Anyway, it’s a lot to process. Seeing Clinton speak this afternoon was inspiring to me. She was confident and gracious and conceded without being defeatist. I think it’s a good lesson. It got me thinking about what I might do to change my thinking about failures, both small and large, and how to work towards success in my own life. I came up with points made in Clinton’s speech today that I think would be helpful to me.

1. It’s okay to be proud and vocal about your accomplishments.

One of the first comments I heard about the speech today while watching the news was that she talked about herself a lot. My first thought was well… yeah, it was about her campaign. But then I really thought about it – she is able to talk about her own accomplishments without being self-aggrandizing. I think that’s important, especially for women, because I think we’re taught to down-play what we do and wait for someone else to congratulate us for our accomplishments, which ultimately, doesn’t do anyone any good.

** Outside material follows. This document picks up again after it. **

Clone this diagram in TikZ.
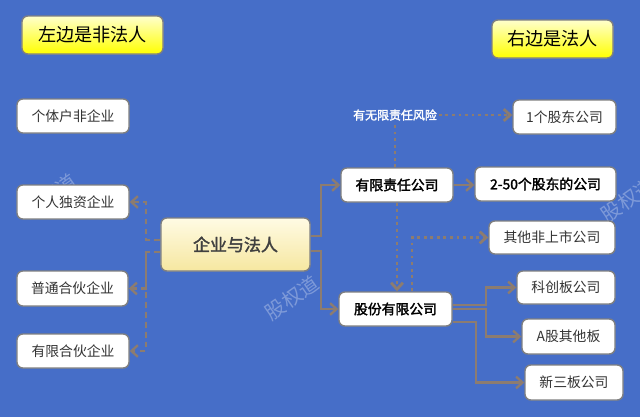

2. Don’t stop just because other’s think you should.

People have been advocating that Clinton drop out of the race for months. If she had, we may never have seen just how much support was out there. I think it’s a good lesson in not giving up, trying your best, and having faith in yourself and your goals.

3. Just because you fight hard, doesn’t mean you’re going to win.

I think that sums it up. Along with this though, I think it’s easy to assume that because you didn’t win you weren’t good enough to win. In actuality, that’s not always the case.

4. Be thankful.

Clinton was thankful for the opportunity to run for President, for her supporters, her family and friends, and for the opportunities afforded her. It’s cheesy, but it’s easy to forget to be thankful.

5. Be gracious, exhibit grace.

Throughout the campaign, and even before really, I have always been a little amazed at Clinton’s graciousness. The speech she gave today must have been extraordinarily difficult, but she did it very well. I feel as if the ability to do this is born of a little hardship.

But that’s it. It was a good race. Now, time for a Democrat in the White House.